Cramdown the Meltdown To Prevent Foreclosures
January 14, 2009
With foreclosures skyrocketing, and property values tanking, the housing market may not rebound in any reasonable amount of time unless somebody does something drastic. Enter the cramdown bill.
Essentially, the cramdown writes off the overvaluation of your property, reducing the principal to a more ‘real’ worth. FDIC chairman Sheila Bair is using cramdowns in many of the loan modifications the government is doing for IndyMac borrowers.
Now a Senate bill could help as many as 800,000 homeowners with underwater mortgages by granting them new leverage in renegotiating their loans. The bill would modify bankruptcy laws by allowing judges to lower principle and interest rates and to extend the terms of the loans – something they have been unable to do in the past.

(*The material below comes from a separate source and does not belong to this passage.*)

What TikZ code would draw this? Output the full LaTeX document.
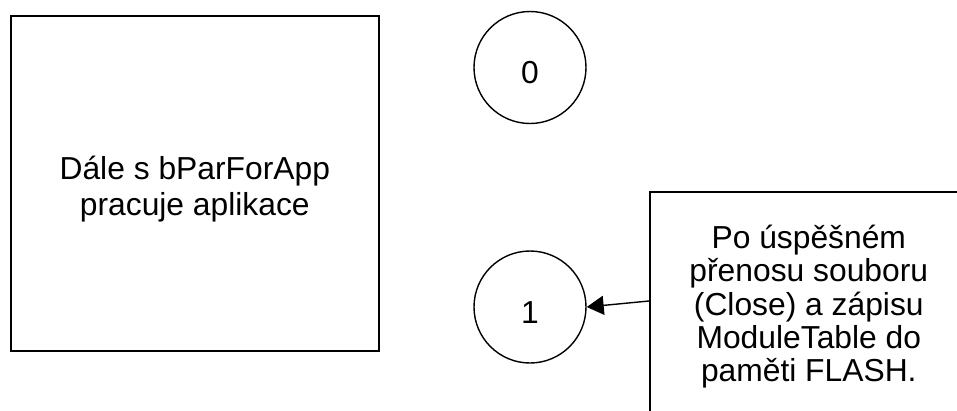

Currently, many homeowners are strapped to mortgages they can no longer afford and powerless to renegotiate them under bankruptcy law. About half of Chapter 13 filers ultimately lose their homes because they often are required to make higher monthly payments than they did prior to bankruptcy since reorganization plans must include missed payments plus any penalties.
The cramdown dill would apply to all mortgage loans, including subprime, written any time prior to the bill’s date of enactment but only for homeowners who have filed for Chapter 13 bankruptcy protection.